Saturday, November 7, 2015
Fourth-Down Punt Economics
© Charles D. Hayes
Imagine what would happen if the referees calling penalties in professional football were paid exorbitant salaries by only the richest teams. One thing is sure: we would deem it a sham. If the game was obviously rigged, most people would stop watching. Ironically, that’s precisely what we have today in American politics. Our elected representatives (our supposed economic referees) are being openly bribed because not enough of us are watching and so many of our citizens don’t vote.
Both of our major political parties are unduly influenced by moneyed special interests; one is just more blatant and ideologically open about it than the other. Unfortunately, the reason many people don’t pay attention to politics is that they know the system is corrupt and they feel powerless.
Because of special interest lobbying, corporations never have to punt. They own our referees. Through legislative influence they have effectively devastated labor unions while enabling banks to charge excessive fees for administering customer accounts and to move away from traditional services to casino-like investments where profits are capitalized. They take big risks, fully confident that, because of their size, catastrophic losses will be socialized.
Some of our largest and most profitable businesses pay poverty-level wages with the assurance that taxpayers will support their employees with food stamps. The sheer amount of corporate profits in offshore banks to escape taxation is breathtaking, while lobbying by the military industrial complex is so effective, our generals and admirals can’t even cancel the manufacture of weapons they don’t want or need.
Inequality has been escalating at record rates for decades, a direct result of legislation on behalf of those with an economic advantage and the power to leverage their influence at every opportunity. One strategy has been to incite public anger at the poor for not pulling their weight and appearing to game the system by getting something for nothing, even when the evidence shows that’s not true. This feeds people’s inherent tribalistic tendencies because blaming the poor allows one to identify vicariously with the rich and powerful.
Capitalism is an incredibly dynamic system capable of both good and ill, but today’s economic playing field is not in any sense level. Capitalism works best with strictly regulated competition. In professional football, we don’t hear arguments about a minimum wage because teams have to compete for players, causing compensation to soar.
The same principle applies to the workplace. Capitalism only works effectively for working people when business has to compete for employees.
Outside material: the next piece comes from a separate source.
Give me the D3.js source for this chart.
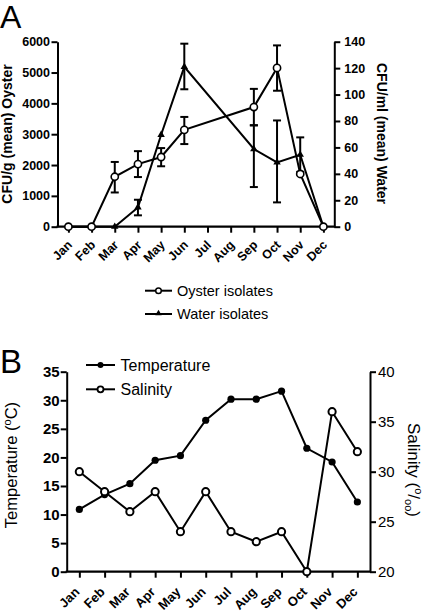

To assume that human beings should work full time for poverty wages in the richest country in the world is as absurd as it would be to play football without protective gear.
The notion that free markets magically arrive at fair wages for work performed is a fairy tale. Nothing is free, and our laws for business and labor are biased by design. The commercial usage of natural resources does not remotely reflect its environmental costs. Moreover, elected officials’ dependence on private donations means legislation is never free of partiality. And finally, far too many of the rules and regulations we live by are created in secret.
Football, of course, is just a game and may seem to be of little significance, but we are drawn to it precisely because of our tribalistic instinct for belonging. Sports fans display near fanaticism in their insistence that referees be fair when calling penalties. Notice how upset they get when a penalty appears unjust. But building an economy where people can earn a decent living is more important by orders of magnitude than scoring points in a game. That we insist on fairness in sports contests, and not in matters where so much more is at stake, reveals a tragic flaw in human behavior.
The only way we will ever achieve a level economic playing field in which the interests of average citizens are matters of real political concern is to publicly fund elections and forbid the bribing of our elected officials. Until this is accomplished, the ideologies of the Left and Right will always matter less than the degree of corruption we’re willing to accept.
The first order of business is to stop cheerleading with the mindset of the 1950s. The American aspirations for hard work and self-reliance haven’t changed, but our methodologies for contracting and compensating wage labor have been radically degraded and diminished over the last half-century. The rules, regulations, and taxes that created the middle class have been slowly but steadily altered beyond recognition.
If professional football had kept pace with our politics these past five decades, the Wall Street team would take the field with equipment and talent comparable to what the New England Patriots have today. The opposing team representing working people, however, would be an assembly of high school B-stringers, who would show up without helmets or shoulder pads. Every time they got the ball, it would automatically be fourth down with a fifteen-yard penalty tacked on and no time-outs remaining.
In November 2016, it will be time for a new lineup of referees to take the field. Let’s make sure they have an edict for public funding of elections and are individuals who will strive to overturn Citizens United legislatively. Let’s elect representatives who will look out for average Americans with an implicit understanding that, if they fail, they will be held accountable. The penalty will be that they’ll be deemed off sides, out of bounds, and soon out of office.